Журавлиный клич раздался, когда я его меньше всего ждала. От неожиданности дернулась, резко выпрямляясь, выронила из рук пучок травы.
Марьяша тоже распрямилась, только чинно и не спеша. Застыла рядом со мной, глядя в небеса, где летела пара больших птиц.
– Что загадала, деточка? – спросила она, когда журавли скрылись из вида, и их крики больше не тревожили затихающий к ночи лес.
Я не ответила. Потому что ничего не загадывала. Смотрела просто.
Травница улыбнулась мне и опустила глаза к земле.
– Журавлей всегда провожают с грустью, – выдохнула она.
Я молча согласилась. Стояла рядом с притихшей Марьяшей, и было у меня чувство, будто я что-то потеряла. На широких крыльях серых птиц улетел крохотный кусочек моей души. Но мне было совершенно не жаль разделить его с журавлями.
– У Марьяши был кто? Муж? Жених? – спросила я осторожно.
Но тема, похоже, не была запретной или покрытой тайной, потому что Аннушка с готовностью завела рассказ.
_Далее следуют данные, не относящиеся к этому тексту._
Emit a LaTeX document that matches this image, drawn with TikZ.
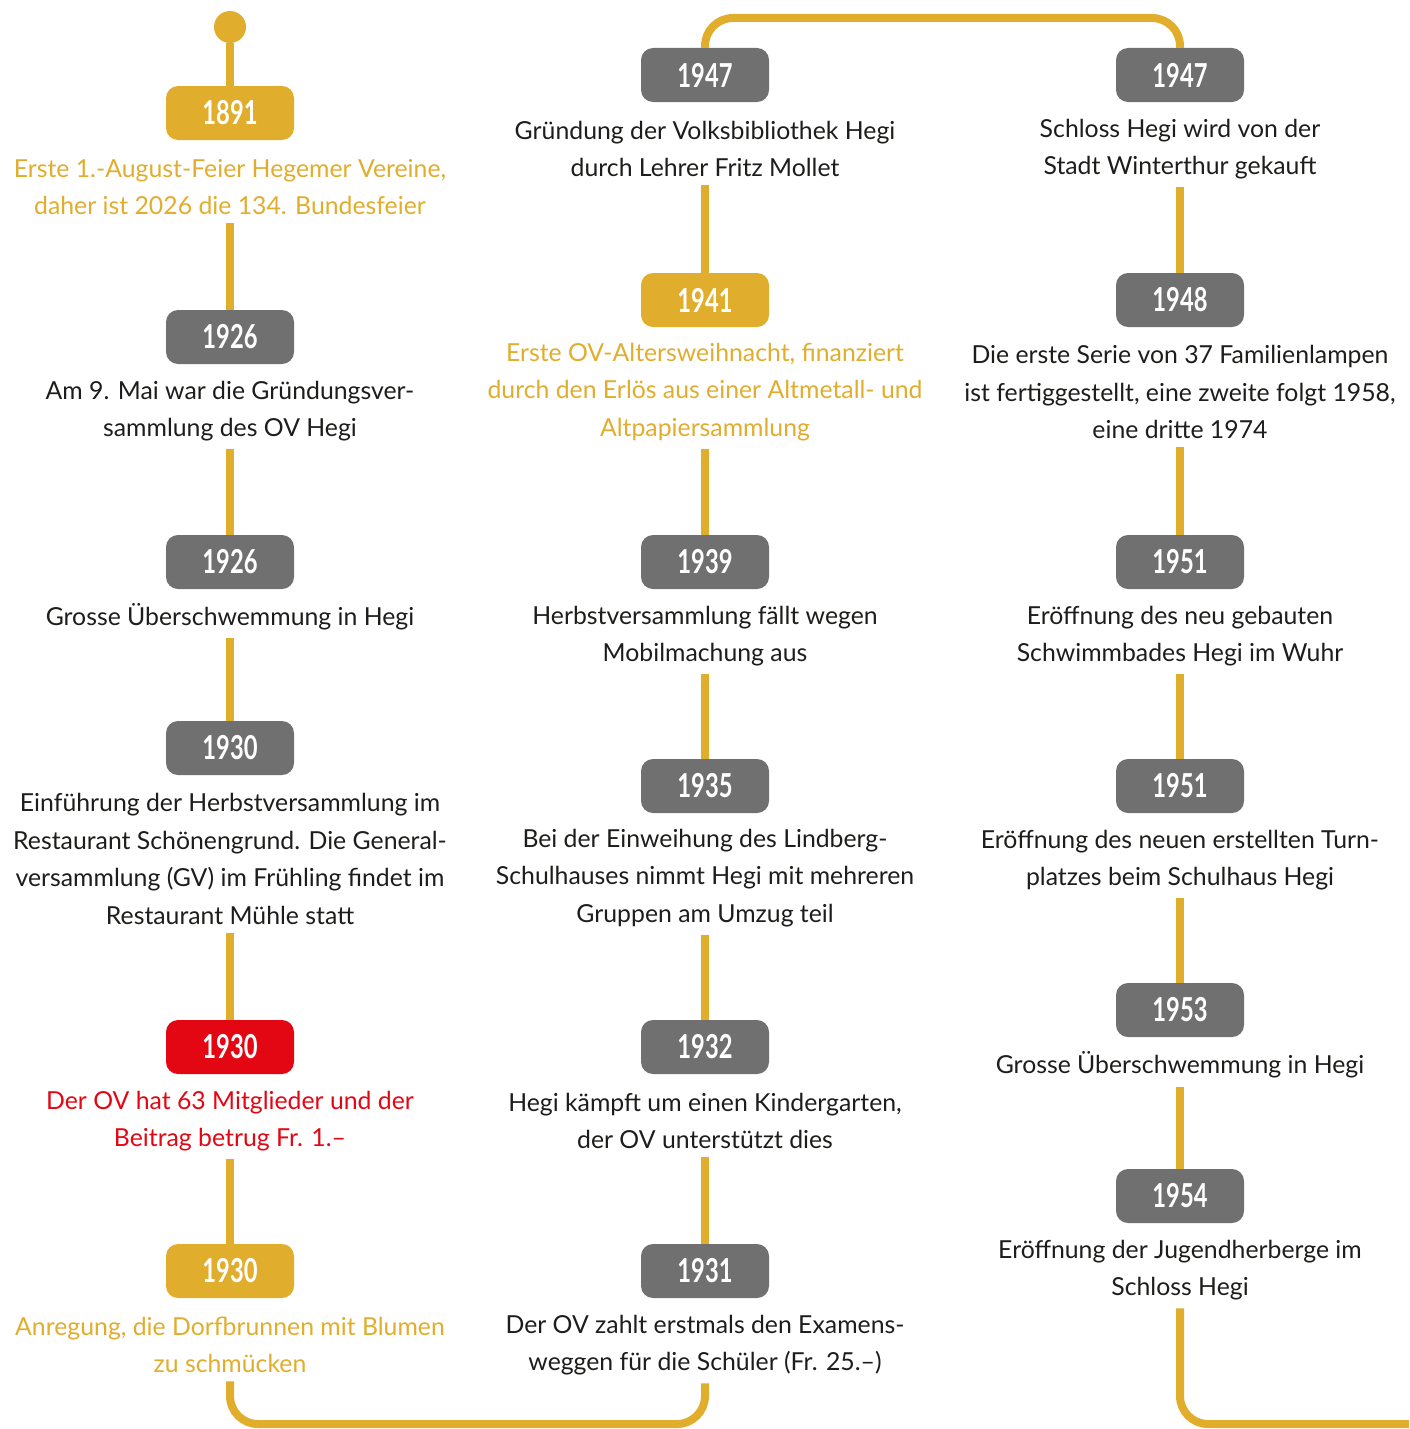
\documentclass[tikz,border=0pt]{standalone}
\usepackage{fontspec}
\setmainfont{Lato}
\newfontfamily\yearfont{Lato}[FakeStretch=0.72]
\definecolor{hgold}{HTML}{E1AD2D}
\definecolor{hgray}{HTML}{707070}
\definecolor{hred}{HTML}{E30613}
\definecolor{htext}{HTML}{1D1D1B}

\begin{document}
\begin{tikzpicture}[x=1pt, y=-1pt,
    yearbox/.style={rounded corners=12pt, fill=hgray, text=white, minimum width=128pt, minimum height=54pt, font=\yearfont\bfseries\fontsize{33}{33}\selectfont},
    goldbox/.style={yearbox, fill=hgold},
    redbox/.style={yearbox, fill=hred},
    event/.style={align=center, text=htext, inner sep=8pt, font=\fontsize{24.8}{37.5}\selectfont},
    link/.style={draw=hgold, line width=8pt}]
    \useasboundingbox (0,0) rectangle (1409,1429);

    \node[circle, fill=hgold, minimum size=32pt, inner sep=0pt] (start) at (230,27) {};
    \node[goldbox] (b1891) at (230,113) {1891};
    \node[event, text=hgold] (t1891) at (230,187) {Erste 1.-August-Feier Hegemer Vereine,\\daher ist 2026 die 134. Bundesfeier};
    \node[yearbox] (b1926a) at (230,337) {1926};
    \node[event] (t1926a) at (230,411) {Am 9. Mai war die Gründungsver-\\sammlung des OV Hegi};
    \node[yearbox] (b1926b) at (230,562) {1926};
    \node[event] (t1926b) at (230,617) {Grosse Überschwemmung in Hegi};
    \node[yearbox] (b1930a) at (230,748) {1930};
    \node[event] (t1930a) at (230,859) {Einführung der Herbstversammlung im\\Restaurant Schönengrund. Die General-\\versammlung (GV) im Frühling findet im\\Restaurant Mühle statt};
    \node[redbox] (b1930b) at (230,1047) {1930};
    \node[event, text=hred] (t1930b) at (230,1121) {Der OV hat 63 Mitglieder und der\\Beitrag betrug Fr. 1.–};
    \node[goldbox] (b1930c) at (230,1271) {1930};
    \node[event, text=hgold] (t1930c) at (230,1345) {Anregung, die Dorfbrunnen mit Blumen\\zu schmücken};

    \node[yearbox] (b1931) at (705,1271) {1931};
    \node[event] (t1931) at (705,1345) {Der OV zahlt erstmals den Examens-\\weggen für die Schüler (Fr. 25.–)};
    \node[yearbox] (b1932) at (705,1047) {1932};
    \node[event] (t1932) at (705,1121) {Hegi kämpft um einen Kindergarten,\\der OV unterstützt dies};
    \node[yearbox] (b1935) at (705,786) {1935};
    \node[event] (t1935) at (705,878) {Bei der Einweihung des Lindberg-\\Schulhauses nimmt Hegi mit mehreren\\Gruppen am Umzug teil};
    \node[yearbox] (b1939) at (705,562) {1939};
    \node[event] (t1939) at (705,636) {Herbstversammlung fällt wegen\\Mobilmachung aus};
    \node[goldbox] (b1941) at (705,300) {1941};
    \node[event, text=hgold] (t1941) at (705,392) {Erste OV-Altersweihnacht, finanziert\\durch den Erlös aus einer Altmetall- und\\Altpapiersammlung};
    \node[yearbox] (b1947a) at (705,75) {1947};
    \node[event] (t1947a) at (705,149) {Gründung der Volksbibliothek Hegi\\durch Lehrer Fritz Mollet};

    \node[yearbox] (b1947b) at (1180,75) {1947};
    \node[event] (t1947b) at (1180,149) {Schloss Hegi wird von der\\Stadt Winterthur gekauft};
    \node[yearbox] (b1948) at (1180,300) {1948};
    \node[event] (t1948) at (1180,392) {Die erste Serie von 37 Familienlampen\\ist fertiggestellt, eine zweite folgt 1958,\\eine dritte 1974};
    \node[yearbox] (b1951a) at (1180,562) {1951};
    \node[event] (t1951a) at (1180,636) {Eröffnung des neu gebauten\\Schwimmbades Hegi im Wuhr};
    \node[yearbox] (b1951b) at (1180,786) {1951};
    \node[event] (t1951b) at (1180,860) {Eröffnung des neuen erstellten Turn-\\platzes beim Schulhaus Hegi};
    \node[yearbox] (b1953) at (1180,1010) {1953};
    \node[event] (t1953) at (1180,1065) {Grosse Überschwemmung in Hegi};
    \node[yearbox] (b1954) at (1180,1196) {1954};
    \node[event] (t1954) at (1180,1270) {Eröffnung der Jugendherberge im\\Schloss Hegi};

    \coordinate (bottomturn) at (705,1424);
    \coordinate (topturn) at (1180,18);
    \coordinate (endright) at (1409,1424);

    \draw[link] (start) -- (b1891);
    \draw[link] (t1891) -- (b1926a);
    \draw[link] (t1926a) -- (b1926b);
    \draw[link] (t1926b) -- (b1930a);
    \draw[link] (t1930a) -- (b1930b);
    \draw[link] (t1930b) -- (b1930c);
    \draw[link, rounded corners=28pt] (t1930c.south) |- (bottomturn) -- (t1931.south);
    \draw[link] (t1932) -- (b1931);
    \draw[link] (b1932) -- (t1935);
    \draw[link] (b1935) -- (t1939);
    \draw[link] (b1939) -- (t1941);
    \draw[link] (b1941) -- (t1947a);
    \draw[link, rounded corners=28pt] (b1947a.north) |- (topturn) -- (b1947b.north);
    \draw[link] (t1947b) -- (b1948);
    \draw[link] (t1948) -- (b1951a);
    \draw[link] (t1951a) -- (b1951b);
    \draw[link] (t1951b) -- (b1953);
    \draw[link] (t1953) -- (b1954);
    \draw[link, rounded corners=28pt] (t1954.south) |- (endright);
\end{tikzpicture}
\end{document}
– А как же. Был у нее жених, считай, с самой начальной школы. Их тогда уже в селе женихом и невестой прозвали. И в армию она Гришку после официального сватовства провожала, ждала верно, ни на одного парня в округе не заглядывалась. Гришка как раз в конце лета должен был вернуться, сватья уже взялись готовить на сентябрь большую свадьбу. Да только в мае из Ленинграда в заповедник приехала группа ученых. Животных редких изучать, в том числе журавлей. Жили приезжие на лесном кордоне, недалеко от поймы реки, и изредка появлялись у нас в селе за продуктами. А наши женщины им свежее молоко и яйца в лес носили. Вот Марьяна в одного из них и влюбилась. Да так, что не побоялась ни осуждений, ни скандала на все село. Жених из армии вернулся, а она ему тут же кольцо помолвочное вернула и на следующий день на кордон к своему ученому перебралась. – Аннушка говорила, а сама вытирала пыль под ритм своих воспоминаний. – Гришка с горя месяц пил запойно, потом достал дедово ружье и начал браконьерить. Стрелял, говорят, от злобы все подряд. Без разбора. Однажды даже журавля не пожалел. Убил. В то же время новый сожитель Марьяши пропал – ушел утром в лес и больше не вернулся. Сколько милиция да лесничие не искали, ни следа не нашли. Гришку даже арестовали по подозрению в убийстве, и он долго под следствием находился, но кроме браконьерства, никакой вины за ним не нашли. Шкуры зверей плохо выделанные да перья птиц. За них ему штраф и небольшой условный срок дали. Марьяша в село поздней осенью вернулась, когда экспедиция назад в северную столицу отправилась. Чтобы лишний раз с осуждениями и укорами не сталкиваться, она перебралась жить на самую окраину, где как раз заброшенный домик ее бабки-травницы стоял. Жила с тех пор обособленно, никого к себе не приглашала, а все равно постепенно прознали люди, что у нее, как и у прародительницы, дар к лечению проявился, и потянулись к ней со своими хворями. Здоровье-то оно поважнее сплетен и чьего-то разбитого счастья. Марьяша, не помня зла, всем помогала. Только однажды отказала. – Аннушка замерла с тряпкой в руке, помяла ее в обоих руках и продолжила: – Когда через пару лет Григорий стал чахнуть от неведомой болезни. Сколько его мать, одна или с сестрами, ни ходила к ее дому, сколько ни молила, говорят, даже на коленях у крыльца опускалась, а не захотела Марьяша ему помогать. И на похороны не пошла.